The zero-click reality and the nearing end of the human web
In this new world, your website is no longer a destination; it is a raw data source. My current observation? Most organizations are treating this shift like a cosmetic update. They are rushing to purchase “AI Wrappers”, thin applications on top of AI agents, or hiring agencies to “optimize” their SEO for chatbots.
This is a trap.
You cannot “optimize” for a black-box model using the old playbook. If your company’s knowledge is locked in unstructured formats i.e. PDFs, scattershot website copy, and loose files, you are feeding the AI garbage.
Why I am betting on plumbing
While the world is distracted by the “Magic” of the models, I am betting on the mechanics of the transfer. I am betting on the “Digital Plumbing.” The pipes that carry the water don’t care which faucet you buy. You can swap the faucet every six months, but you never rip the plumbing out of the walls. The fixtures are temporary; the infrastructure is permanent.
The AI models are commodities. The data is the asset. Whether the winner is OpenAI, Anthropic, Grok, or a Chinese model (please, let it be a Swiss one) they all have the same hunger: they need structured, verified data to function.
You cannot own the Model, but you must own the “Truth”. Information Sovereignty isn’t just a political buzzword; it is a technical necessity. If you don’t control what structured data goes through these pipes that feed these AI agents, you are effectively letting a black box in California define how your reality gets perceived by the public.
- The interface is a commodity: We will switch between AI models the way we switch between health insurances (in Switzerland this takes place yearly) and might have additional insurance benefits from other providers.
- The source is the asset: The structured, verified data that feeds those models is the only thing you actually own.
The Battle for Information Sovereignty
The zero-click reality and the nearing end of the human web.
There is a geopolitical angle here, too. Europe missed the Cloud era. We let Amazon (AWS) and Microsoft (Azure) build the physical rails of the internet. We cannot afford to miss the Data Infrastructure era.
If we do not build the systems to control, structure, and govern our own data, we will be digitally colonized by Silicon Valley models. “Information Sovereignty” means ensuring that when an AI speaks about your organization (or your country), it speaks the truth, not a hallucination generated in a California server farm.
This is not about national pride; it is about commercial survival.

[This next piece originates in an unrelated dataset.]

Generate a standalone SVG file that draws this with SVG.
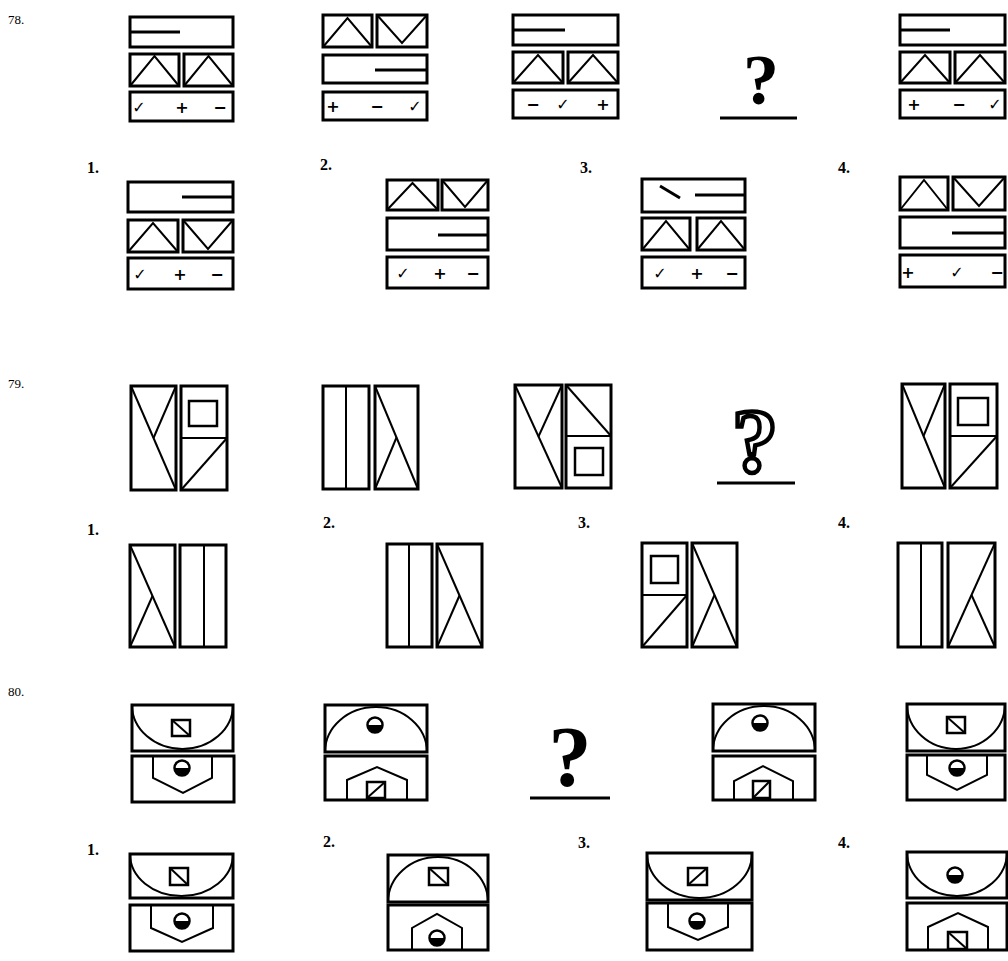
<svg xmlns="http://www.w3.org/2000/svg" width="1008" height="961" viewBox="0 0 1008 961">
<style>
.f{fill:none;stroke:#000;stroke-width:3}
.l{fill:none;stroke:#000;stroke-width:2}
.s{fill:none;stroke:#000;stroke-width:2.5}
.sym{font-family:"DejaVu Sans",sans-serif;font-size:16px;font-weight:bold;text-anchor:middle}
.num{font-family:"Liberation Serif",serif;font-size:13px}
.lab{font-family:"Liberation Serif",serif;font-size:16px;font-weight:bold}
.q{font-family:"Liberation Serif",serif;font-weight:bold;text-anchor:middle}
</style>
<rect width="1008" height="961" fill="#fff"/>

<text class="num" x="8" y="24">78.</text>
<text class="num" x="8" y="388">79.</text>
<text class="num" x="8" y="696">80.</text>

<g id="labels">
<text class="lab" x="87" y="173">1.</text>
<text class="lab" x="320" y="170">2.</text>
<text class="lab" x="580" y="173">3.</text>
<text class="lab" x="838" y="173">4.</text>
<text class="lab" x="87" y="535">1.</text>
<text class="lab" x="323" y="528">2.</text>
<text class="lab" x="578" y="528">3.</text>
<text class="lab" x="838" y="528">4.</text>
<text class="lab" x="87" y="855">1.</text>
<text class="lab" x="323" y="847">2.</text>
<text class="lab" x="578" y="848">3.</text>
<text class="lab" x="838" y="848">4.</text>
</g>

<!-- Problem 78 -->
<g id="p78-f1">
<rect class="f" x="130" y="17" width="103" height="30"/>
<line class="f" x1="131" y1="32" x2="180" y2="32"/>
<rect class="f" x="130" y="54" width="49" height="32"/>
<polyline class="l" points="130,86 154.5,56 179,86"/>
<rect class="f" x="184" y="54" width="49" height="32"/>
<polyline class="l" points="184,86 208.5,56 233,86"/>
<rect class="f" x="130" y="92" width="103" height="29"/>
<text class="sym" x="139" y="113">✓</text><text class="sym" x="182" y="113">+</text><text class="sym" x="220" y="113">−</text>
</g>
<g id="p78-f2">
<rect class="f" x="323" y="15" width="49" height="32"/>
<polyline class="l" points="323,47 347.5,18 372,47"/>
<rect class="f" x="377" y="15" width="50" height="32"/>
<polyline class="l" points="377,15 402,43 427,15"/>
<rect class="f" x="323" y="55" width="104" height="28"/>
<line class="f" x1="375" y1="70" x2="426" y2="70"/>
<rect class="f" x="323" y="92" width="104" height="28"/>
<text class="sym" x="333" y="112">+</text><text class="sym" x="377" y="112">−</text><text class="sym" x="415" y="112">✓</text>
</g>
<g id="p78-f3">
<rect class="f" x="513" y="15" width="105" height="30"/>
<line class="f" x1="514" y1="30" x2="565" y2="30"/>
<rect class="f" x="513" y="52" width="50" height="31"/>
<polyline class="l" points="513,83 538,55 563,83"/>
<rect class="f" x="568" y="52" width="50" height="31"/>
<polyline class="l" points="568,83 593,55 618,83"/>
<rect class="f" x="513" y="90" width="105" height="28"/>
<text class="sym" x="533" y="110">−</text><text class="sym" x="563" y="110">✓</text><text class="sym" x="603" y="110">+</text>
</g>
<g id="p78-q">
<text class="q" x="761" y="104" font-size="72">?</text>
<line class="f" x1="720" y1="118" x2="797" y2="118"/>
</g>
<g id="p78-f5">
<rect class="f" x="900" y="15" width="105" height="30"/>
<line class="f" x1="901" y1="30" x2="950" y2="30"/>
<rect class="f" x="900" y="52" width="50" height="31"/>
<polyline class="l" points="900,83 925,55 950,83"/>
<rect class="f" x="955" y="52" width="50" height="31"/>
<polyline class="l" points="955,83 980,55 1005,83"/>
<rect class="f" x="900" y="90" width="105" height="28"/>
<text class="sym" x="914" y="110">+</text><text class="sym" x="959" y="110">−</text><text class="sym" x="995" y="110">✓</text>
</g>
<g id="p78-o1">
<rect class="f" x="128" y="182" width="105" height="30"/>
<line class="f" x1="182" y1="197" x2="232" y2="197"/>
<rect class="f" x="128" y="220" width="50" height="32"/>
<polyline class="l" points="128,252 153,223 178,252"/>
<rect class="f" x="183" y="220" width="50" height="32"/>
<polyline class="l" points="183,220 208,249 233,220"/>
<rect class="f" x="128" y="258" width="105" height="31"/>
<text class="sym" x="140" y="280">✓</text><text class="sym" x="180" y="280">+</text><text class="sym" x="217" y="280">−</text>
</g>
<g id="p78-o2">
<rect class="f" x="387" y="180" width="51" height="30"/>
<polyline class="l" points="387,210 412.5,183 438,210"/>
<rect class="f" x="442" y="180" width="46" height="30"/>
<polyline class="l" points="442,180 465,207 488,180"/>
<rect class="f" x="387" y="218" width="101" height="32"/>
<line class="f" x1="438" y1="235" x2="487" y2="235"/>
<rect class="f" x="387" y="257" width="101" height="31"/>
<text class="sym" x="403" y="279">✓</text><text class="sym" x="440" y="279">+</text><text class="sym" x="473" y="279">−</text>
</g>
<g id="p78-o3">
<rect class="f" x="642" y="179" width="103" height="33"/>
<line class="f" x1="660" y1="186" x2="680" y2="198"/>
<line class="f" x1="695" y1="195" x2="744" y2="195"/>
<rect class="f" x="642" y="218" width="48" height="32"/>
<polyline class="l" points="642,250 666,221 690,250"/>
<rect class="f" x="697" y="218" width="48" height="32"/>
<polyline class="l" points="697,250 721,221 745,250"/>
<rect class="f" x="642" y="257" width="103" height="31"/>
<text class="sym" x="660" y="279">✓</text><text class="sym" x="697" y="279">+</text><text class="sym" x="732" y="279">−</text>
</g>
<g id="p78-o4">
<rect class="f" x="900" y="177" width="48" height="33"/>
<polyline class="l" points="900,210 924,180 948,210"/>
<rect class="f" x="953" y="177" width="52" height="33"/>
<polyline class="l" points="953,177 979,206 1005,177"/>
<rect class="f" x="900" y="217" width="105" height="31"/>
<line class="f" x1="952" y1="233" x2="1004" y2="233"/>
<rect class="f" x="900" y="255" width="105" height="32"/>
<text class="sym" x="908" y="278">+</text><text class="sym" x="957" y="278">✓</text><text class="sym" x="997" y="278">−</text>
</g>

<!-- Problem 79 -->
<g id="p79-f1">
<rect class="f" x="131" y="386" width="45" height="104"/>
<line class="l" x1="131" y1="386" x2="176" y2="490"/>
<line class="l" x1="176" y1="386" x2="153.5" y2="438"/>
<rect class="f" x="181" y="386" width="46" height="104"/>
<rect class="s" x="189" y="401" width="28" height="25"/>
<line class="l" x1="181" y1="438" x2="227" y2="438"/>
<line class="l" x1="181" y1="490" x2="227" y2="438"/>
</g>
<g id="p79-f2">
<rect class="f" x="323" y="386" width="46" height="103"/>
<line class="l" x1="346" y1="386" x2="346" y2="489"/>
<rect class="f" x="375" y="386" width="43" height="103"/>
<line class="l" x1="375" y1="386" x2="418" y2="489"/>
<line class="l" x1="375" y1="489" x2="396.5" y2="437.5"/>
</g>
<g id="p79-f3">
<rect class="f" x="515" y="385" width="47" height="103"/>
<line class="l" x1="515" y1="385" x2="562" y2="488"/>
<line class="l" x1="562" y1="385" x2="538.5" y2="436.5"/>
<rect class="f" x="566" y="385" width="45" height="103"/>
<line class="l" x1="566" y1="385" x2="611" y2="436"/>
<line class="l" x1="566" y1="436" x2="611" y2="436"/>
<rect class="s" x="575" y="448" width="28" height="27"/>
</g>
<g id="p79-q">
<text class="q" x="755" y="472" font-size="92" fill="#fff" stroke="#000" stroke-width="4.5">?</text>
<line class="f" x1="717" y1="483" x2="795" y2="483"/>
</g>
<g id="p79-f5">
<rect class="f" x="902" y="384" width="43" height="104"/>
<line class="l" x1="902" y1="384" x2="945" y2="488"/>
<line class="l" x1="945" y1="384" x2="923.5" y2="436"/>
<rect class="f" x="950" y="384" width="47" height="104"/>
<rect class="s" x="958" y="398" width="30" height="27"/>
<line class="l" x1="950" y1="436" x2="997" y2="436"/>
<line class="l" x1="950" y1="488" x2="997" y2="436"/>
</g>
<g id="p79-o1">
<rect class="f" x="130" y="545" width="45" height="102"/>
<line class="l" x1="130" y1="545" x2="175" y2="647"/>
<line class="l" x1="130" y1="647" x2="152.5" y2="596"/>
<rect class="f" x="180" y="545" width="46" height="102"/>
<line class="l" x1="204" y1="545" x2="204" y2="647"/>
</g>
<g id="p79-o2">
<rect class="f" x="387" y="544" width="45" height="103"/>
<line class="l" x1="409" y1="544" x2="409" y2="647"/>
<rect class="f" x="437" y="544" width="45" height="103"/>
<line class="l" x1="437" y1="544" x2="482" y2="647"/>
<line class="l" x1="437" y1="647" x2="459.5" y2="595.5"/>
</g>
<g id="p79-o3">
<rect class="f" x="642" y="543" width="45" height="104"/>
<rect class="s" x="651" y="556" width="27" height="27"/>
<line class="l" x1="642" y1="595" x2="687" y2="595"/>
<line class="l" x1="642" y1="647" x2="687" y2="595"/>
<rect class="f" x="692" y="543" width="45" height="104"/>
<line class="l" x1="692" y1="543" x2="737" y2="647"/>
<line class="l" x1="692" y1="647" x2="714.5" y2="595"/>
</g>
<g id="p79-o4">
<rect class="f" x="898" y="543" width="44" height="104"/>
<line class="l" x1="921" y1="543" x2="921" y2="647"/>
<rect class="f" x="948" y="543" width="47" height="104"/>
<line class="l" x1="948" y1="647" x2="995" y2="543"/>
<line class="l" x1="971.5" y1="595" x2="995" y2="647"/>
</g>

<!-- Problem 80 -->
<g id="p80-f1">
<rect class="f" x="132" y="705" width="101" height="46"/>
<path class="l" d="M132,705 A50.5,44 0 0 0 233,705"/>
<rect class="s" x="172" y="720" width="18" height="16"/>
<line class="l" x1="172" y1="720" x2="190" y2="736"/>
<rect class="f" x="132" y="756" width="102" height="46"/>
<polyline class="l" points="153,756 153,778 183,793 212,778 212,756"/>
<circle cx="182" cy="768" r="7.5" fill="#fff" stroke="#000" stroke-width="2.5"/>
<path d="M174.5,768 A7.5,7.5 0 0 0 189.5,768 Z"/>
</g>
<g id="p80-f2">
<rect class="f" x="325" y="705" width="102" height="47"/>
<path class="l" d="M325,752 A51,45 0 0 1 427,752"/>
<circle cx="375" cy="725" r="7.5" fill="#fff" stroke="#000" stroke-width="2.5"/>
<path d="M367.5,725 A7.5,7.5 0 0 0 382.5,725 Z"/>
<rect class="f" x="325" y="756" width="102" height="44"/>
<polyline class="l" points="347,800 347,780 377,767 407,780 407,800"/>
<rect class="s" x="367" y="782" width="18" height="16"/>
<line class="l" x1="367" y1="798" x2="385" y2="782"/>
</g>
<g id="p80-q">
<text class="q" x="570" y="786" font-size="86">?</text>
<line class="f" x1="530" y1="798" x2="610" y2="798"/>
</g>
<g id="p80-f4">
<rect class="f" x="713" y="704" width="102" height="47"/>
<path class="l" d="M713,751 A51,45 0 0 1 815,751"/>
<circle cx="760" cy="723" r="7.5" fill="#fff" stroke="#000" stroke-width="2.5"/>
<path d="M752.5,723 A7.5,7.5 0 0 0 767.5,723 Z"/>
<rect class="f" x="713" y="756" width="102" height="44"/>
<polyline class="l" points="734,800 734,781 763,766 793,781 793,800"/>
<rect class="s" x="753" y="781" width="17" height="17"/>
<line class="l" x1="753" y1="798" x2="770" y2="781"/>
</g>
<g id="p80-f5">
<rect class="f" x="907" y="704" width="98" height="47"/>
<path class="l" d="M907,704 A49,45 0 0 0 1005,704"/>
<rect class="s" x="947" y="717" width="18" height="16"/>
<line class="l" x1="947" y1="717" x2="965" y2="733"/>
<rect class="f" x="907" y="755" width="98" height="45"/>
<polyline class="l" points="927,755 927,775 957,790 987,775 987,755"/>
<circle cx="957" cy="768" r="7.5" fill="#fff" stroke="#000" stroke-width="2.5"/>
<path d="M949.5,768 A7.5,7.5 0 0 0 964.5,768 Z"/>
</g>
<g id="p80-o1">
<rect class="f" x="130" y="854" width="103" height="44"/>
<path class="l" d="M130,854 A51.5,42 0 0 0 233,854"/>
<rect class="s" x="170" y="868" width="18" height="17"/>
<line class="l" x1="170" y1="868" x2="188" y2="885"/>
<rect class="f" x="130" y="905" width="103" height="46"/>
<polyline class="l" points="151,905 151,928 182,942 213,928 213,905"/>
<circle cx="182" cy="921" r="7.5" fill="#fff" stroke="#000" stroke-width="2.5"/>
<path d="M174.5,921 A7.5,7.5 0 0 0 189.5,921 Z"/>
</g>
<g id="p80-o2">
<rect class="f" x="388" y="855" width="100" height="47"/>
<path class="l" d="M388,902 A50,45 0 0 1 488,902"/>
<rect class="s" x="429" y="868" width="19" height="17"/>
<line class="l" x1="429" y1="868" x2="448" y2="885"/>
<rect class="f" x="388" y="905" width="100" height="45"/>
<polyline class="l" points="412,950 412,928 437,914 462,928 462,950"/>
<circle cx="437" cy="938" r="7.5" fill="#fff" stroke="#000" stroke-width="2.5"/>
<path d="M429.5,938 A7.5,7.5 0 0 0 444.5,938 Z"/>
</g>
<g id="p80-o3">
<rect class="f" x="647" y="853" width="105" height="47"/>
<path class="l" d="M647,853 A52.5,45 0 0 0 752,853"/>
<rect class="s" x="688" y="868" width="19" height="17"/>
<line class="l" x1="688" y1="885" x2="707" y2="868"/>
<rect class="f" x="647" y="903" width="105" height="47"/>
<polyline class="l" points="668,903 668,927 698,940 728,927 728,903"/>
<circle cx="697" cy="921" r="7.5" fill="#fff" stroke="#000" stroke-width="2.5"/>
<path d="M689.5,921 A7.5,7.5 0 0 0 704.5,921 Z"/>
</g>
<g id="p80-o4">
<rect class="f" x="907" y="852" width="100" height="46"/>
<path class="l" d="M907,852 A50,44 0 0 0 1007,852"/>
<circle cx="955" cy="875" r="7.5" fill="#fff" stroke="#000" stroke-width="2.5"/>
<path d="M947.5,875 A7.5,7.5 0 0 0 962.5,875 Z"/>
<rect class="f" x="907" y="903" width="100" height="47"/>
<polyline class="l" points="928,950 928,927 958,913 988,927 988,950"/>
<rect class="s" x="948" y="932" width="19" height="17"/>
<line class="l" x1="948" y1="932" x2="967" y2="949"/>
</g>
</svg>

In an agentic world, s:he who owns the ‘Source of Truth’ owns the customer. If European organizations continue to rely solely on the scraping mechanisms of US tech giants, we surrender our narrative. We become passive passengers in our own economy, hoping the algorithm is kind to us. Building sovereign infrastructure is the only way to invert this power dynamic, creating a layer where we define the facts, and the AI models are forced to respect them.